## Information shown
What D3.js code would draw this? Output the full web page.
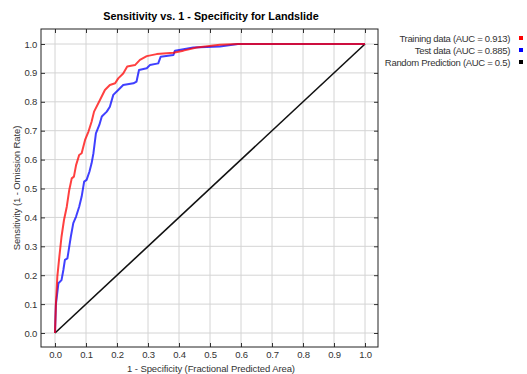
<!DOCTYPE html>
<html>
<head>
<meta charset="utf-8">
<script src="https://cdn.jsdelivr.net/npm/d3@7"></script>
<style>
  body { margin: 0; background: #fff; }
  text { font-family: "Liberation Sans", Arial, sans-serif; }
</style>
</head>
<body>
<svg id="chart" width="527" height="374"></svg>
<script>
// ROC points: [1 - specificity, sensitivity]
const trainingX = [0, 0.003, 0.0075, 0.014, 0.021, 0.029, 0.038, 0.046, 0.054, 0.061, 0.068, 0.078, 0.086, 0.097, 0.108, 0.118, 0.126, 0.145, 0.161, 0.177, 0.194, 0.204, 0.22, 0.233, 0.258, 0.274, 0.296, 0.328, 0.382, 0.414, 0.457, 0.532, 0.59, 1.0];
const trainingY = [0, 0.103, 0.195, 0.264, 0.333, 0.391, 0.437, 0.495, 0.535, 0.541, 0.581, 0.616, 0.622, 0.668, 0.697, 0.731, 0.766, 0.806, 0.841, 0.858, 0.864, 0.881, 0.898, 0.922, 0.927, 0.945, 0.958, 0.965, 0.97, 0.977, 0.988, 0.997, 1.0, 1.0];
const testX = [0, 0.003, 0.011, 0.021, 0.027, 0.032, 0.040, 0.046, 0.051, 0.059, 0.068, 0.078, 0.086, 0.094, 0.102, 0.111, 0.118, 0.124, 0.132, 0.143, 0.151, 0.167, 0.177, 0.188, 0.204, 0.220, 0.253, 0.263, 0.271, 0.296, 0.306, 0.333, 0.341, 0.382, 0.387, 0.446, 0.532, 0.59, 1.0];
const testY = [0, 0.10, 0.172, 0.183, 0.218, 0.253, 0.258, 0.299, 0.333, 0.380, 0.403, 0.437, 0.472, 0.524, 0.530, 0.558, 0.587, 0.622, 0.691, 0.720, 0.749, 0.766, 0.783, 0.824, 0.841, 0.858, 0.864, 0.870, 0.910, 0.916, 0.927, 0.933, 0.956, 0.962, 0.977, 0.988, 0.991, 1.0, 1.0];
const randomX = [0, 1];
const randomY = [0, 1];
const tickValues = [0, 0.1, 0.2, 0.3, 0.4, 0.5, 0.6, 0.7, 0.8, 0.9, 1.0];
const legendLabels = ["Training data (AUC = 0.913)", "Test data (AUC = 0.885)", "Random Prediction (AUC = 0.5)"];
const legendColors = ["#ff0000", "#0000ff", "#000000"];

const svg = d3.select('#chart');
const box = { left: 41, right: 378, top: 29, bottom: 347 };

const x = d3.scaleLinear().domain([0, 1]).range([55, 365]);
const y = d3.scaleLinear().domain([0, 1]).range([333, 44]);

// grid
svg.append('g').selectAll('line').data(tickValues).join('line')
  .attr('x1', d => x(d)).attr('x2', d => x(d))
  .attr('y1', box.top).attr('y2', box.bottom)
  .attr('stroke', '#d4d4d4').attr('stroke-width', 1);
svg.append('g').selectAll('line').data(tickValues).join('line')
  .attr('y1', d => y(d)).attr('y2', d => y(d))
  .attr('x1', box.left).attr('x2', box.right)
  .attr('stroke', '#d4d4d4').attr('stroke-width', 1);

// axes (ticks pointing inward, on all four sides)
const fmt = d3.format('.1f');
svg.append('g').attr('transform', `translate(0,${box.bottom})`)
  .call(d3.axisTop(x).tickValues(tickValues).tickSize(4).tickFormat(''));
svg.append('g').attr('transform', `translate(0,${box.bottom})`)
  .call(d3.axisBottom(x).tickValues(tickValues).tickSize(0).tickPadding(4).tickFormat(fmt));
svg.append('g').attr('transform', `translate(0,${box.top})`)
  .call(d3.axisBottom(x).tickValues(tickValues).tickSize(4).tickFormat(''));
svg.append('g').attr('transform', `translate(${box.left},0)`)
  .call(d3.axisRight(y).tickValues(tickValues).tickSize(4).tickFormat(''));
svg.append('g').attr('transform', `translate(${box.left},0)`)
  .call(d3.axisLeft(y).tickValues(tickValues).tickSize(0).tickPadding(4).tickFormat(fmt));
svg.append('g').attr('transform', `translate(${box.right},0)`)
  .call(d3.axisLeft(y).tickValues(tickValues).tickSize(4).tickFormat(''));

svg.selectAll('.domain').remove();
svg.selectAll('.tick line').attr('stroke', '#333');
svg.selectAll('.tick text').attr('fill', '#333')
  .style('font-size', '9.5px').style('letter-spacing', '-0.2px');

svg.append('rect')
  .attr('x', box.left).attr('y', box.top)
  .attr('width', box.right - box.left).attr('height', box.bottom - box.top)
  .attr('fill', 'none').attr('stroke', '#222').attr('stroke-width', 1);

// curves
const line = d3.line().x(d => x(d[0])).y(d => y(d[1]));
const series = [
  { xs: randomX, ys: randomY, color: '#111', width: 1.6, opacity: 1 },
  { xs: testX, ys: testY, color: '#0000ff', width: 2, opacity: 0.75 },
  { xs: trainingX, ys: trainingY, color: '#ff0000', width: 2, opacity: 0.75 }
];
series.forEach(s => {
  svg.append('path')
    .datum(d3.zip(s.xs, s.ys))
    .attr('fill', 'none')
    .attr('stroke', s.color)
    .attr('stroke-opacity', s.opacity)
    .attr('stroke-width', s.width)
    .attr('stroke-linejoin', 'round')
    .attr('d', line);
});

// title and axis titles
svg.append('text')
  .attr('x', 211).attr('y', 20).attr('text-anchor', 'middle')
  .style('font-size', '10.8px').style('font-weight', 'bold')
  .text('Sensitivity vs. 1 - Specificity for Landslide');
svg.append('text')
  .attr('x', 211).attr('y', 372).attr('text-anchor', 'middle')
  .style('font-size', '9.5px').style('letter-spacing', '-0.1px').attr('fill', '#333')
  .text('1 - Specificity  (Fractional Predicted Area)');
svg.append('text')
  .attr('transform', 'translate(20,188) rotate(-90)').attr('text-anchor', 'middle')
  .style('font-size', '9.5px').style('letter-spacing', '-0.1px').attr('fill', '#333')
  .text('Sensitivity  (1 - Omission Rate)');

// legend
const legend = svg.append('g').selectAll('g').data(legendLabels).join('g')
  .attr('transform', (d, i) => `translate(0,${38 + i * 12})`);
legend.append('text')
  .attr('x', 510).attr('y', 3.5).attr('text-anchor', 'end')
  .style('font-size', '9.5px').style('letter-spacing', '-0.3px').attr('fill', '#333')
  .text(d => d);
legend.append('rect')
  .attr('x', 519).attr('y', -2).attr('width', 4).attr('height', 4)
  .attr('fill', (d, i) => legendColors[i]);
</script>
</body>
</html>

## Exercise goal
Write out the listing above again, exactly, but with no pictures in the copy.

## Answer in full
What D3.js code would draw this? Output the full web page.
<!DOCTYPE html>
<html>
<head>
<meta charset="utf-8">
<script src="https://cdn.jsdelivr.net/npm/d3@7"></script>
<style>
  body { margin: 0; background: #fff; }
  text { font-family: "Liberation Sans", Arial, sans-serif; }
</style>
</head>
<body>
<svg id="chart" width="527" height="374"></svg>
<script>
// ROC points: [1 - specificity, sensitivity]
const trainingX = [0, 0.003, 0.0075, 0.014, 0.021, 0.029, 0.038, 0.046, 0.054, 0.061, 0.068, 0.078, 0.086, 0.097, 0.108, 0.118, 0.126, 0.145, 0.161, 0.177, 0.194, 0.204, 0.22, 0.233, 0.258, 0.274, 0.296, 0.328, 0.382, 0.414, 0.457, 0.532, 0.59, 1.0];
const trainingY = [0, 0.103, 0.195, 0.264, 0.333, 0.391, 0.437, 0.495, 0.535, 0.541, 0.581, 0.616, 0.622, 0.668, 0.697, 0.731, 0.766, 0.806, 0.841, 0.858, 0.864, 0.881, 0.898, 0.922, 0.927, 0.945, 0.958, 0.965, 0.97, 0.977, 0.988, 0.997, 1.0, 1.0];
const testX = [0, 0.003, 0.011, 0.021, 0.027, 0.032, 0.040, 0.046, 0.051, 0.059, 0.068, 0.078, 0.086, 0.094, 0.102, 0.111, 0.118, 0.124, 0.132, 0.143, 0.151, 0.167, 0.177, 0.188, 0.204, 0.220, 0.253, 0.263, 0.271, 0.296, 0.306, 0.333, 0.341, 0.382, 0.387, 0.446, 0.532, 0.59, 1.0];
const testY = [0, 0.10, 0.172, 0.183, 0.218, 0.253, 0.258, 0.299, 0.333, 0.380, 0.403, 0.437, 0.472, 0.524, 0.530, 0.558, 0.587, 0.622, 0.691, 0.720, 0.749, 0.766, 0.783, 0.824, 0.841, 0.858, 0.864, 0.870, 0.910, 0.916, 0.927, 0.933, 0.956, 0.962, 0.977, 0.988, 0.991, 1.0, 1.0];
const randomX = [0, 1];
const randomY = [0, 1];
const tickValues = [0, 0.1, 0.2, 0.3, 0.4, 0.5, 0.6, 0.7, 0.8, 0.9, 1.0];
const legendLabels = ["Training data (AUC = 0.913)", "Test data (AUC = 0.885)", "Random Prediction (AUC = 0.5)"];
const legendColors = ["#ff0000", "#0000ff", "#000000"];

const svg = d3.select('#chart');
const box = { left: 41, right: 378, top: 29, bottom: 347 };

const x = d3.scaleLinear().domain([0, 1]).range([55, 365]);
const y = d3.scaleLinear().domain([0, 1]).range([333, 44]);

// grid
svg.append('g').selectAll('line').data(tickValues).join('line')
  .attr('x1', d => x(d)).attr('x2', d => x(d))
  .attr('y1', box.top).attr('y2', box.bottom)
  .attr('stroke', '#d4d4d4').attr('stroke-width', 1);
svg.append('g').selectAll('line').data(tickValues).join('line')
  .attr('y1', d => y(d)).attr('y2', d => y(d))
  .attr('x1', box.left).attr('x2', box.right)
  .attr('stroke', '#d4d4d4').attr('stroke-width', 1);

// axes (ticks pointing inward, on all four sides)
const fmt = d3.format('.1f');
svg.append('g').attr('transform', `translate(0,${box.bottom})`)
  .call(d3.axisTop(x).tickValues(tickValues).tickSize(4).tickFormat(''));
svg.append('g').attr('transform', `translate(0,${box.bottom})`)
  .call(d3.axisBottom(x).tickValues(tickValues).tickSize(0).tickPadding(4).tickFormat(fmt));
svg.append('g').attr('transform', `translate(0,${box.top})`)
  .call(d3.axisBottom(x).tickValues(tickValues).tickSize(4).tickFormat(''));
svg.append('g').attr('transform', `translate(${box.left},0)`)
  .call(d3.axisRight(y).tickValues(tickValues).tickSize(4).tickFormat(''));
svg.append('g').attr('transform', `translate(${box.left},0)`)
  .call(d3.axisLeft(y).tickValues(tickValues).tickSize(0).tickPadding(4).tickFormat(fmt));
svg.append('g').attr('transform', `translate(${box.right},0)`)
  .call(d3.axisLeft(y).tickValues(tickValues).tickSize(4).tickFormat(''));

svg.selectAll('.domain').remove();
svg.selectAll('.tick line').attr('stroke', '#333');
svg.selectAll('.tick text').attr('fill', '#333')
  .style('font-size', '9.5px').style('letter-spacing', '-0.2px');

svg.append('rect')
  .attr('x', box.left).attr('y', box.top)
  .attr('width', box.right - box.left).attr('height', box.bottom - box.top)
  .attr('fill', 'none').attr('stroke', '#222').attr('stroke-width', 1);

// curves
const line = d3.line().x(d => x(d[0])).y(d => y(d[1]));
const series = [
  { xs: randomX, ys: randomY, color: '#111', width: 1.6, opacity: 1 },
  { xs: testX, ys: testY, color: '#0000ff', width: 2, opacity: 0.75 },
  { xs: trainingX, ys: trainingY, color: '#ff0000', width: 2, opacity: 0.75 }
];
series.forEach(s => {
  svg.append('path')
    .datum(d3.zip(s.xs, s.ys))
    .attr('fill', 'none')
    .attr('stroke', s.color)
    .attr('stroke-opacity', s.opacity)
    .attr('stroke-width', s.width)
    .attr('stroke-linejoin', 'round')
    .attr('d', line);
});

// title and axis titles
svg.append('text')
  .attr('x', 211).attr('y', 20).attr('text-anchor', 'middle')
  .style('font-size', '10.8px').style('font-weight', 'bold')
  .text('Sensitivity vs. 1 - Specificity for Landslide');
svg.append('text')
  .attr('x', 211).attr('y', 372).attr('text-anchor', 'middle')
  .style('font-size', '9.5px').style('letter-spacing', '-0.1px').attr('fill', '#333')
  .text('1 - Specificity  (Fractional Predicted Area)');
svg.append('text')
  .attr('transform', 'translate(20,188) rotate(-90)').attr('text-anchor', 'middle')
  .style('font-size', '9.5px').style('letter-spacing', '-0.1px').attr('fill', '#333')
  .text('Sensitivity  (1 - Omission Rate)');

// legend
const legend = svg.append('g').selectAll('g').data(legendLabels).join('g')
  .attr('transform', (d, i) => `translate(0,${38 + i * 12})`);
legend.append('text')
  .attr('x', 510).attr('y', 3.5).attr('text-anchor', 'end')
  .style('font-size', '9.5px').style('letter-spacing', '-0.3px').attr('fill', '#333')
  .text(d => d);
legend.append('rect')
  .attr('x', 519).attr('y', -2).attr('width', 4).attr('height', 4)
  .attr('fill', (d, i) => legendColors[i]);
</script>
</body>
</html>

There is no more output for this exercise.